Eugenio Banzola
Lavorava in un caseificio quando fu chiamato per il servizio di leva e arruolato negli Alpini. Era l'agosto del 1943. Poco più di un mese, l'annuncio dell'armistizio e il "tutti a casa". Per il giovane, in realtà, si trattò della prima presa di contatto con la Resistenza. Poi l'ingresso, con il nome di battaglia di Ricci, in una formazione di "Giustizia e Libertà": la Brigata "Pablo". Mesi di sacrifici, di azioni coraggiose.
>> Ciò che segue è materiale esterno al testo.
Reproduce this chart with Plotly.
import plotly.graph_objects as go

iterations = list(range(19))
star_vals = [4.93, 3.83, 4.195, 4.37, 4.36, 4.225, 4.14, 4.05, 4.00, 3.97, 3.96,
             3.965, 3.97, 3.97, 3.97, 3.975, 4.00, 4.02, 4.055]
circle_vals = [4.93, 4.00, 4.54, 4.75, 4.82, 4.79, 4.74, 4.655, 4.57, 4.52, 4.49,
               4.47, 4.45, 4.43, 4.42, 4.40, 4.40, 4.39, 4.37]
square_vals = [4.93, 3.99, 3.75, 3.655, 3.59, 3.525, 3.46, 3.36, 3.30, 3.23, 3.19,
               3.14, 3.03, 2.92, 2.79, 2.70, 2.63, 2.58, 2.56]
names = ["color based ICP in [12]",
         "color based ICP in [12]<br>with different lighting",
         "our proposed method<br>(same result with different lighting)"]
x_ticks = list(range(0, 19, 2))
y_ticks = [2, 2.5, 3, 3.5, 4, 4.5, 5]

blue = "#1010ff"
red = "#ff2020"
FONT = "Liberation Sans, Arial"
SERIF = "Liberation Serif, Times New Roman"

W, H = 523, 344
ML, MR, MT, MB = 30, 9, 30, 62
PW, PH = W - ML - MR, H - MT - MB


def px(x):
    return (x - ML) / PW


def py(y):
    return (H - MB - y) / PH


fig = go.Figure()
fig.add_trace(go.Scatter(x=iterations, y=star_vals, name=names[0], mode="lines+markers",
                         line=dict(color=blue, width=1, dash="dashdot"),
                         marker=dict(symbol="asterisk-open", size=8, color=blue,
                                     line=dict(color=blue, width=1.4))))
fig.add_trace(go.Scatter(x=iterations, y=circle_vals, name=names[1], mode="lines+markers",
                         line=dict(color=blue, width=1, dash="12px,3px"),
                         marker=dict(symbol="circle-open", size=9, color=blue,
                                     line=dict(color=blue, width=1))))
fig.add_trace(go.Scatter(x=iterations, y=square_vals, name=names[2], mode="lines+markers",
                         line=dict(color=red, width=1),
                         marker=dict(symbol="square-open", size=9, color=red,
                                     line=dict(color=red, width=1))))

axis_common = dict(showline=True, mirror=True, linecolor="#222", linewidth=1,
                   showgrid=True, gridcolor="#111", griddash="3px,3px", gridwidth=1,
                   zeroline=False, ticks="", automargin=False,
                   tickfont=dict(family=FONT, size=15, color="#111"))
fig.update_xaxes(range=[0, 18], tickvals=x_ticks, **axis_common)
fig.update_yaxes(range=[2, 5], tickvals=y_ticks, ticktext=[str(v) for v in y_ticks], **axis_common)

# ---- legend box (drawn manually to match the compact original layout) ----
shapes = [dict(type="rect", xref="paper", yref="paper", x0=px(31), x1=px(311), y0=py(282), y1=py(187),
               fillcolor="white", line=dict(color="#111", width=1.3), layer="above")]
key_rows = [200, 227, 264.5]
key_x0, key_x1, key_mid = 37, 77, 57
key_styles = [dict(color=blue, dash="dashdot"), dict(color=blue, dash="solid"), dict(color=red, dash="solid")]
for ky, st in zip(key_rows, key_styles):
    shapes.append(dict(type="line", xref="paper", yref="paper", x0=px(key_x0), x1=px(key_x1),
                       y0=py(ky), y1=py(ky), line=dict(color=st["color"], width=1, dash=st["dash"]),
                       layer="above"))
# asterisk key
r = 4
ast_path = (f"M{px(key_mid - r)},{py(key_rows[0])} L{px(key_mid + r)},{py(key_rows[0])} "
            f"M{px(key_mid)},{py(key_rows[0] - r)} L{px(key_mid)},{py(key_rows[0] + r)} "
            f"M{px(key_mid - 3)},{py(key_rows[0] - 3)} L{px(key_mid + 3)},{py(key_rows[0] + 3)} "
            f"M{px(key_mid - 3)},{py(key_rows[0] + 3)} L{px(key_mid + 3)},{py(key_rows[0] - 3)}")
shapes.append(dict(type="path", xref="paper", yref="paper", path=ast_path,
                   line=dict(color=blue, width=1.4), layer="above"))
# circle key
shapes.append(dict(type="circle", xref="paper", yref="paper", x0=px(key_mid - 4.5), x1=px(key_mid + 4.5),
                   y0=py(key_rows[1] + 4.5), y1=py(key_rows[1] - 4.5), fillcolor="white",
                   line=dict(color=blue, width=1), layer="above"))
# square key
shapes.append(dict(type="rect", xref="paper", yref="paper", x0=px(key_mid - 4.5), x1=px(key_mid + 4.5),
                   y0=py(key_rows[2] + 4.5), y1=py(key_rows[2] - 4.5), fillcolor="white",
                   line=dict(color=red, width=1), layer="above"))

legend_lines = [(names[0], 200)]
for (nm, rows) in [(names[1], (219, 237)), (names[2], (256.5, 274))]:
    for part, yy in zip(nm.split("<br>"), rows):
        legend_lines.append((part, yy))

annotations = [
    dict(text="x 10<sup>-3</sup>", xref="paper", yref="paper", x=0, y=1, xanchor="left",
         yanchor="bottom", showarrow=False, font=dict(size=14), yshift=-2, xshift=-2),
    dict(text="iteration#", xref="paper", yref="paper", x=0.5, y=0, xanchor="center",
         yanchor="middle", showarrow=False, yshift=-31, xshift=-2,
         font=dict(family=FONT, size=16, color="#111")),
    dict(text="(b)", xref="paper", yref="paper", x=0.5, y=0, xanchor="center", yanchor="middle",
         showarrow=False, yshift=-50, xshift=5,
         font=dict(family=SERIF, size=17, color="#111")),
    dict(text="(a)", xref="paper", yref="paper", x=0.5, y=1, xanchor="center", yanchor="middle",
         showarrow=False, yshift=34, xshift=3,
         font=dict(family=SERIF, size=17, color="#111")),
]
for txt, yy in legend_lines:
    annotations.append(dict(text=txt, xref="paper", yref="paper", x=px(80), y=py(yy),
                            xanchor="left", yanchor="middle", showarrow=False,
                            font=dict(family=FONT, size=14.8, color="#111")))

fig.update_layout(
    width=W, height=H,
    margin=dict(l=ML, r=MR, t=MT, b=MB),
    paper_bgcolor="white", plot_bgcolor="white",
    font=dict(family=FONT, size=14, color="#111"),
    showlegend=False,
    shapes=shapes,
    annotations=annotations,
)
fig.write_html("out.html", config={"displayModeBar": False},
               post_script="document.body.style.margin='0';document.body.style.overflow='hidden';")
Poi, quando si profilava imminente la Liberazione, lo scontro con preponderanti forze nemiche e la morte.
Così la motivazione della Medaglia d'oro alla memoria - decretata nel 1976 dal Presidente della Repubblica Giovanni Leone - dice di Eugenio Banzola: "Partigiano combattente, dopo aver per lungo tempo collaborato con il movimento di resistenza della provincia di Parma, si arruolava nella Brigata "Pablo ". Nel corso di un violento scontro sostenuto da pochi partigiani contro forze nemiche consistenti in centinaia di uomini, dopo essersi lanciato coraggiosamente per ben due volte al contrassalto, veniva gravemente ferito alle gambe da una raffica di arma automatica. Immobilizzato, continuava a combattere finché, esaurite le munizioni e scagliate sull'avversario le sue ultime bombe a mano, veniva sopraffatto e catturato, e veniva interrogato per un'intera notte, nel corso della quale allo strazio delle ferite, l'avversario inferocito, per strappargli nomi di compagni e notizie sulle formazioni partigiane, aggiungeva il martirio di altre orrende sevizie. Irrigidito in uno stoico ostinato silenzio, affrontava serenamente la tortura e la morte pur di non tradire. L'immagine del suo corpo denudato, legato, brutalmente evirato e stroncato dall'ultima rabbiosa raffica, rimase ad indicare vergogna per gli aguzzini traditori ed un riferimento di luce sulla via per l'affermazione dei supremi valori della libertà".
In località Pettenello, a Felino, un cippo ricorda il sacrificio di "Ricci" e dei suoi compagni.